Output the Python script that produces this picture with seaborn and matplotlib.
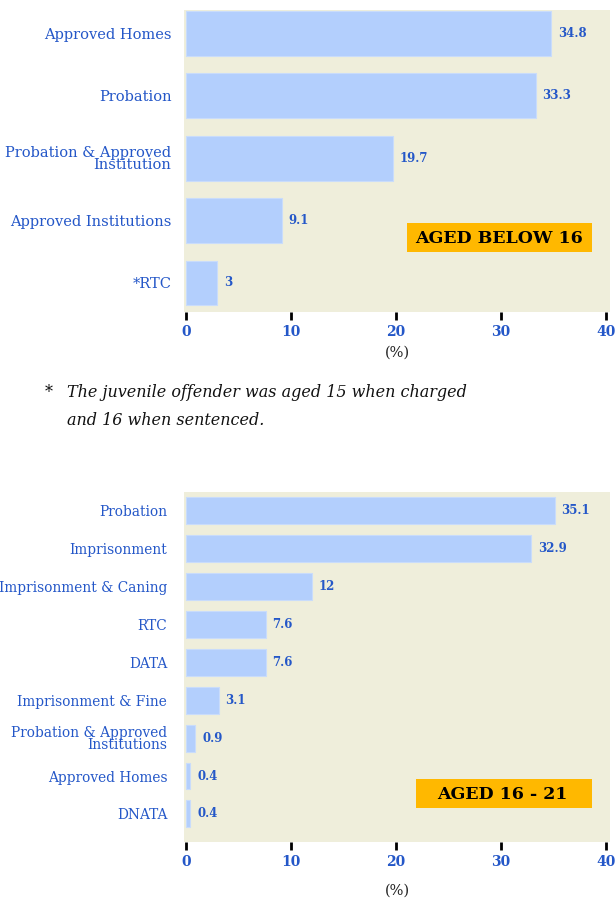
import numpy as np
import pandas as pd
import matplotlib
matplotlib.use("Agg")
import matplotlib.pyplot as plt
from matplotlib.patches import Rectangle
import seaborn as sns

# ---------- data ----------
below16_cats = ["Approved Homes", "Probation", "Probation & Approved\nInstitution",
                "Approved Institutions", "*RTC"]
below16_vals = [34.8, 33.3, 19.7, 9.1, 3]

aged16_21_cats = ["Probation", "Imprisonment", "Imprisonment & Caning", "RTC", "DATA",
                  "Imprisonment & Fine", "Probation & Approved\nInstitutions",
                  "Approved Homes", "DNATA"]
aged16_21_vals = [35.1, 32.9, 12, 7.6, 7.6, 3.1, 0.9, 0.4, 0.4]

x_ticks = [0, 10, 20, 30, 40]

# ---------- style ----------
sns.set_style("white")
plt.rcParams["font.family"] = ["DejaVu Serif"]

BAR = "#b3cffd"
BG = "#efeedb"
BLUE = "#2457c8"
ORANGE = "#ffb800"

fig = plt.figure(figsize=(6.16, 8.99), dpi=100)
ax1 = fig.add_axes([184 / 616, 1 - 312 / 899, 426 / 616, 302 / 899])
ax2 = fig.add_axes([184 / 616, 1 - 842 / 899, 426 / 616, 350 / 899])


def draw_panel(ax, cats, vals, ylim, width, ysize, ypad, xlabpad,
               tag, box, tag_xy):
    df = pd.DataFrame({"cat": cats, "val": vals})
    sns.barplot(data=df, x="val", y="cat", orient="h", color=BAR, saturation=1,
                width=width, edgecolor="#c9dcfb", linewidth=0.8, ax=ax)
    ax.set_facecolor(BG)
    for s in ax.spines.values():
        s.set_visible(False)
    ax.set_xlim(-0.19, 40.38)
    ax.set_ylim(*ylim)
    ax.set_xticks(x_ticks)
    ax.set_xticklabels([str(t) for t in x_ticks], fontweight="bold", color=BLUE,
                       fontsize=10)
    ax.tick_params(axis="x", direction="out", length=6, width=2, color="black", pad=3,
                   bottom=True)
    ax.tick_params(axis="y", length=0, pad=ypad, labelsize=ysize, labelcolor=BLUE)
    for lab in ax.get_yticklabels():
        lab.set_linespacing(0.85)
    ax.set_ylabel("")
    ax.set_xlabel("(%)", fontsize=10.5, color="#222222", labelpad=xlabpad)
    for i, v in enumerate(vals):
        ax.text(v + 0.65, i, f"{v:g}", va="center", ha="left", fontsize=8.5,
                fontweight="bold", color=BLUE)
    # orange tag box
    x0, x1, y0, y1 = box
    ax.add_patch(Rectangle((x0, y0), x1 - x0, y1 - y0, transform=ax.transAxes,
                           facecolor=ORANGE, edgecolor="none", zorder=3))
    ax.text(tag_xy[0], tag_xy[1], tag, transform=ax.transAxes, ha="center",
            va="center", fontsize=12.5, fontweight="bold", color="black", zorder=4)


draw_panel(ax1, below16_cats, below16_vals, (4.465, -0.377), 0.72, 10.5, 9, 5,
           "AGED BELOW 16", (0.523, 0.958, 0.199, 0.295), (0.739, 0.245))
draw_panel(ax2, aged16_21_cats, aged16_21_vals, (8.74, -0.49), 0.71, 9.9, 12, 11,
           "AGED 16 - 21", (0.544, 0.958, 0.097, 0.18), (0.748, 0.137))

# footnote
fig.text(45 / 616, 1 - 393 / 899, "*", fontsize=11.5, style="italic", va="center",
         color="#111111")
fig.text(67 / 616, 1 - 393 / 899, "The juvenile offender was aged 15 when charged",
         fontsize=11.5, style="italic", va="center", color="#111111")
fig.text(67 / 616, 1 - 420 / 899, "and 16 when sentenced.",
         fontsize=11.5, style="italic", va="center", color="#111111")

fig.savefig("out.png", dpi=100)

◆ ◆ ◆ ◆

» Stated exercise:
Report how many lines of the listing hold the string "matplotlib", giving only the number.

» Task output:
5